## [STATED GOAL]
Retype the data that follows line by line, exactly, and leave its pictures out.

___ DATASET EXTRACT

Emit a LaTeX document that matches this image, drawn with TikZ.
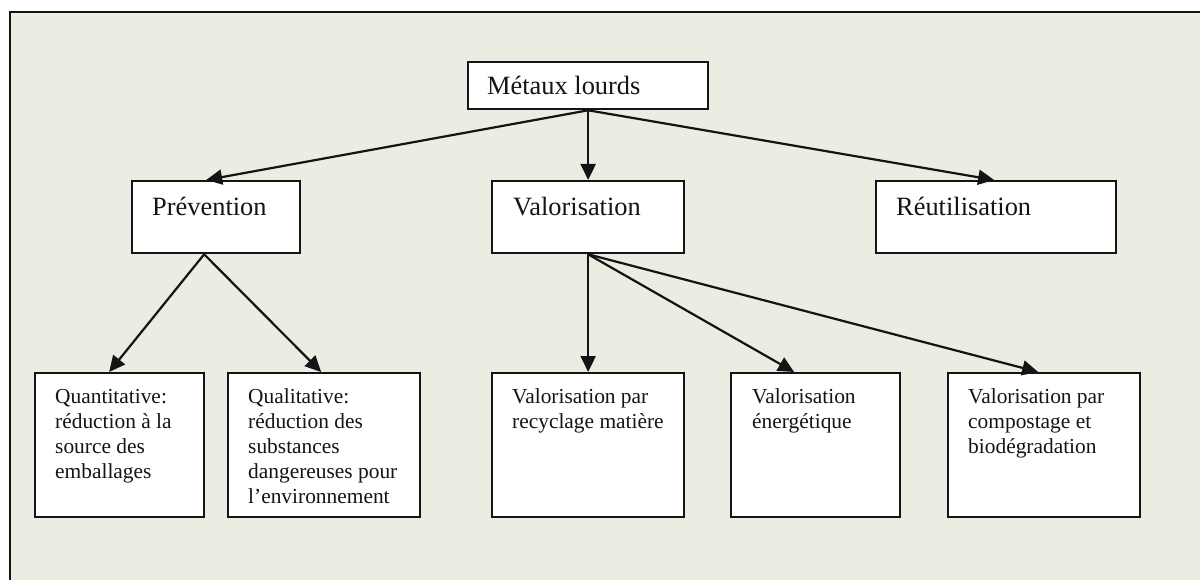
\documentclass[tikz,border=0pt]{standalone}
\usepackage{fontspec}
\setmainfont{Liberation Serif}
\usetikzlibrary{arrows.meta}
\definecolor{paper}{RGB}{236,236,226}
\definecolor{ink}{RGB}{20,20,20}
\begin{document}
\begin{tikzpicture}[x=1pt,y=-1pt,
  box/.style={draw=ink, line width=2.3pt, fill=white, inner sep=0pt, anchor=north west},
  bigtext/.style={font=\fontsize{26.4}{30}\selectfont, text=ink, anchor=base west, inner sep=0pt},
  smalltext/.style={font=\fontsize{21.4}{25}\selectfont, text=ink, align=left, anchor=north west, inner sep=0pt},
  link/.style={draw=ink, line width=2.2pt, -{Triangle[length=16pt,width=15pt]}}]
\useasboundingbox (0,0) rectangle (1200,580);
\fill[white] (0,0) rectangle (1200,580);
\clip (0,0) rectangle (1200,580);
% page frame
\draw[ink, line width=2.3pt, fill=paper] (10,12) rectangle (1220,600);

% top level
\node[box, minimum width=240pt, minimum height=47pt] (metaux) at (467,61) {};
\node[bigtext] (metauxtxt) at ([xshift=20pt,yshift=-34pt]metaux.north west) {Métaux lourds};

% second level
\node[box, minimum width=168pt, minimum height=72pt] (prev) at (131,180) {};
\node[box, minimum width=192pt, minimum height=72pt] (valo) at (491,180) {};
\node[box, minimum width=240pt, minimum height=72pt] (reut) at (875,180) {};
\node[bigtext] (prevtxt) at ([xshift=21pt,yshift=-36pt]prev.north west) {Prévention};
\node[bigtext] (valotxt) at ([xshift=22pt,yshift=-36pt]valo.north west) {Valorisation};
\node[bigtext] (reuttxt) at ([xshift=21pt,yshift=-36pt]reut.north west) {Réutilisation};

% third level
\node[box, minimum width=169pt, minimum height=144pt] (quant) at (34,372) {};
\node[box, minimum width=192pt, minimum height=144pt] (qual) at (227,372) {};
\node[box, minimum width=192pt, minimum height=144pt] (recyc) at (491,372) {};
\node[box, minimum width=169pt, minimum height=144pt] (ener) at (730,372) {};
\node[box, minimum width=192pt, minimum height=144pt] (compo) at (947,372) {};
\node[smalltext] (quanttxt) at ([xshift=21pt,yshift=-16.8pt]quant.north west)
  {Quantitative:\\réduction à la\\source des\\emballages};
\node[smalltext] (qualtxt) at ([xshift=21pt,yshift=-16.8pt]qual.north west)
  {Qualitative:\\réduction des\\substances\\dangereuses pour\\l’environnement};
\node[smalltext] (recyctxt) at ([xshift=21pt,yshift=-16.8pt]recyc.north west)
  {Valorisation par\\recyclage matière};
\node[smalltext] (enertxt) at ([xshift=22pt,yshift=-16.8pt]ener.north west)
  {Valorisation\\énergétique};
\node[smalltext] (compotxt) at ([xshift=21pt,yshift=-16.8pt]compo.north west)
  {Valorisation par\\compostage et\\biodégradation};

% connectors
\draw[link] (metaux.south) -- ([xshift=-10pt]prev.north);
\draw[link] (metaux.south) -- (valo.north);
\draw[link] (metaux.south) -- ([xshift=-2pt]reut.north);
\draw[link] ([xshift=-12pt]prev.south) -- ([xshift=-10.5pt]quant.north);
\draw[link] ([xshift=-12pt]prev.south) -- ([xshift=-3pt]qual.north);
\draw[link] (valo.south) -- (recyc.north);
\draw[link] (valo.south) -- ([xshift=-21.5pt]ener.north);
\draw[link] (valo.south) -- ([xshift=-6pt]compo.north);
\end{tikzpicture}
\end{document}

______

## [SOLUTION FOR THIS TASK]
Emit a LaTeX document that matches this image, drawn with TikZ.
\documentclass[tikz,border=0pt]{standalone}
\usepackage{fontspec}
\setmainfont{Liberation Serif}
\usetikzlibrary{arrows.meta}
\definecolor{paper}{RGB}{236,236,226}
\definecolor{ink}{RGB}{20,20,20}
\begin{document}
\begin{tikzpicture}[x=1pt,y=-1pt,
  box/.style={draw=ink, line width=2.3pt, fill=white, inner sep=0pt, anchor=north west},
  bigtext/.style={font=\fontsize{26.4}{30}\selectfont, text=ink, anchor=base west, inner sep=0pt},
  smalltext/.style={font=\fontsize{21.4}{25}\selectfont, text=ink, align=left, anchor=north west, inner sep=0pt},
  link/.style={draw=ink, line width=2.2pt, -{Triangle[length=16pt,width=15pt]}}]
\useasboundingbox (0,0) rectangle (1200,580);
\fill[white] (0,0) rectangle (1200,580);
\clip (0,0) rectangle (1200,580);
% page frame
\draw[ink, line width=2.3pt, fill=paper] (10,12) rectangle (1220,600);

% top level
\node[box, minimum width=240pt, minimum height=47pt] (metaux) at (467,61) {};
\node[bigtext] (metauxtxt) at ([xshift=20pt,yshift=-34pt]metaux.north west) {Métaux lourds};

% second level
\node[box, minimum width=168pt, minimum height=72pt] (prev) at (131,180) {};
\node[box, minimum width=192pt, minimum height=72pt] (valo) at (491,180) {};
\node[box, minimum width=240pt, minimum height=72pt] (reut) at (875,180) {};
\node[bigtext] (prevtxt) at ([xshift=21pt,yshift=-36pt]prev.north west) {Prévention};
\node[bigtext] (valotxt) at ([xshift=22pt,yshift=-36pt]valo.north west) {Valorisation};
\node[bigtext] (reuttxt) at ([xshift=21pt,yshift=-36pt]reut.north west) {Réutilisation};

% third level
\node[box, minimum width=169pt, minimum height=144pt] (quant) at (34,372) {};
\node[box, minimum width=192pt, minimum height=144pt] (qual) at (227,372) {};
\node[box, minimum width=192pt, minimum height=144pt] (recyc) at (491,372) {};
\node[box, minimum width=169pt, minimum height=144pt] (ener) at (730,372) {};
\node[box, minimum width=192pt, minimum height=144pt] (compo) at (947,372) {};
\node[smalltext] (quanttxt) at ([xshift=21pt,yshift=-16.8pt]quant.north west)
  {Quantitative:\\réduction à la\\source des\\emballages};
\node[smalltext] (qualtxt) at ([xshift=21pt,yshift=-16.8pt]qual.north west)
  {Qualitative:\\réduction des\\substances\\dangereuses pour\\l’environnement};
\node[smalltext] (recyctxt) at ([xshift=21pt,yshift=-16.8pt]recyc.north west)
  {Valorisation par\\recyclage matière};
\node[smalltext] (enertxt) at ([xshift=22pt,yshift=-16.8pt]ener.north west)
  {Valorisation\\énergétique};
\node[smalltext] (compotxt) at ([xshift=21pt,yshift=-16.8pt]compo.north west)
  {Valorisation par\\compostage et\\biodégradation};

% connectors
\draw[link] (metaux.south) -- ([xshift=-10pt]prev.north);
\draw[link] (metaux.south) -- (valo.north);
\draw[link] (metaux.south) -- ([xshift=-2pt]reut.north);
\draw[link] ([xshift=-12pt]prev.south) -- ([xshift=-10.5pt]quant.north);
\draw[link] ([xshift=-12pt]prev.south) -- ([xshift=-3pt]qual.north);
\draw[link] (valo.south) -- (recyc.north);
\draw[link] (valo.south) -- ([xshift=-21.5pt]ener.north);
\draw[link] (valo.south) -- ([xshift=-6pt]compo.north);
\end{tikzpicture}
\end{document}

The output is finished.